Brief:
State how many lines in the listing below include the word "this". Give nothing but the number.

Entries provided:
<<<<

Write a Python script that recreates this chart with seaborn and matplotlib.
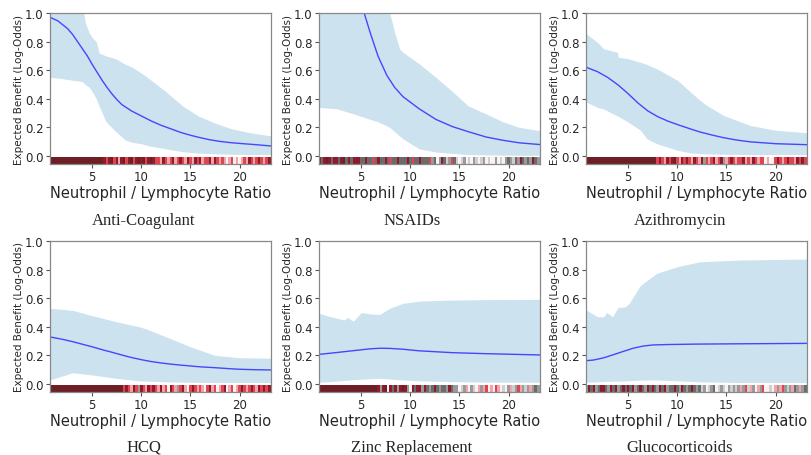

>>>>
<<<<

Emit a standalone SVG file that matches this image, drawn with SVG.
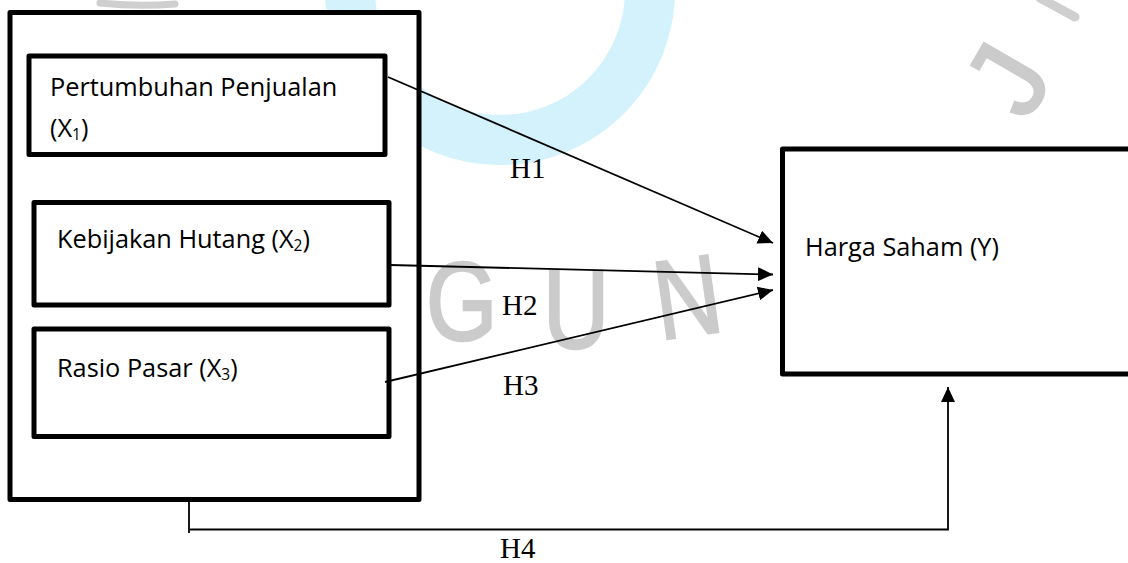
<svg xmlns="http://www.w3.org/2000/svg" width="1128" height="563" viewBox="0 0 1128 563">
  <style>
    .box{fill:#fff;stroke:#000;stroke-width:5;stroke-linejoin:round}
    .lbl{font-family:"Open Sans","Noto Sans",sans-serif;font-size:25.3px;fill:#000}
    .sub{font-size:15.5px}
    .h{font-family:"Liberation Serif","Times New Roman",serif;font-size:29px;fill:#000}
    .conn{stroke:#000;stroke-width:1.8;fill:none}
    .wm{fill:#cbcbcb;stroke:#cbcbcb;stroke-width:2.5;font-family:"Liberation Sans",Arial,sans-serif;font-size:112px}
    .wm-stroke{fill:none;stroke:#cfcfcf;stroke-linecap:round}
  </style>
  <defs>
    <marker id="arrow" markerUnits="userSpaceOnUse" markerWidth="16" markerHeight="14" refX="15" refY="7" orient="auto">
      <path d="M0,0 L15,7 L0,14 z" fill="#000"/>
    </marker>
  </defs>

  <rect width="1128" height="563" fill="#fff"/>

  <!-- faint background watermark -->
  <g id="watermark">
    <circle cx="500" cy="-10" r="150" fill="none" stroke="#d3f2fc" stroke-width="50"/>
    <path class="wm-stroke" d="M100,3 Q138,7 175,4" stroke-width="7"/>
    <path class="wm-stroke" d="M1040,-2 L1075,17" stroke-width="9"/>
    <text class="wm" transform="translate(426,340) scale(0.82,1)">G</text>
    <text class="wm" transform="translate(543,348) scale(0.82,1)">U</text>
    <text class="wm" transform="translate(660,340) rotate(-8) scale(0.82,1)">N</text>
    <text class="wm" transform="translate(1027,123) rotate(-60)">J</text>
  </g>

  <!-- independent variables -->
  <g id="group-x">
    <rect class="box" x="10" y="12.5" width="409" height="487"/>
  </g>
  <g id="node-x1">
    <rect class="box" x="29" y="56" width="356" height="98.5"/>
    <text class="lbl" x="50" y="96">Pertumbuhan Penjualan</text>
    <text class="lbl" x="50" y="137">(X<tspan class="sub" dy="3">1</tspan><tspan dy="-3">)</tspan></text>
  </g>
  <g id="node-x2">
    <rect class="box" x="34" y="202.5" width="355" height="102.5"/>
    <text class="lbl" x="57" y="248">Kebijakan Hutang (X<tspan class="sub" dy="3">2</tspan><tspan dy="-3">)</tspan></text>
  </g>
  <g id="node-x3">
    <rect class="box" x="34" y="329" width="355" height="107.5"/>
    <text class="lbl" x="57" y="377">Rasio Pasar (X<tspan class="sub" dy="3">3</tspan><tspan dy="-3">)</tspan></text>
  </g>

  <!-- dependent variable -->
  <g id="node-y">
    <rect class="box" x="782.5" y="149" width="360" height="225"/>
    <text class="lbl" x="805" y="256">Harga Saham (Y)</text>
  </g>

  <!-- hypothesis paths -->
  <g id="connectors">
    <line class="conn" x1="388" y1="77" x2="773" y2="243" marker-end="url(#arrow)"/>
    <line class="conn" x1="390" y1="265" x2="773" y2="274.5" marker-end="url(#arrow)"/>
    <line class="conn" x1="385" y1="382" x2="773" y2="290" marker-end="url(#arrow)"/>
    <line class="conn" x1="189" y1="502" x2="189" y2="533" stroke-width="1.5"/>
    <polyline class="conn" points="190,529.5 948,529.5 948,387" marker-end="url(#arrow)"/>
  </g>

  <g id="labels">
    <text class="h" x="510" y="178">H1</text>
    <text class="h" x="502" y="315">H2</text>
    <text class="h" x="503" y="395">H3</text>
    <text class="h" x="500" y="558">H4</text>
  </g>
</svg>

>>>>

Exercise result:
2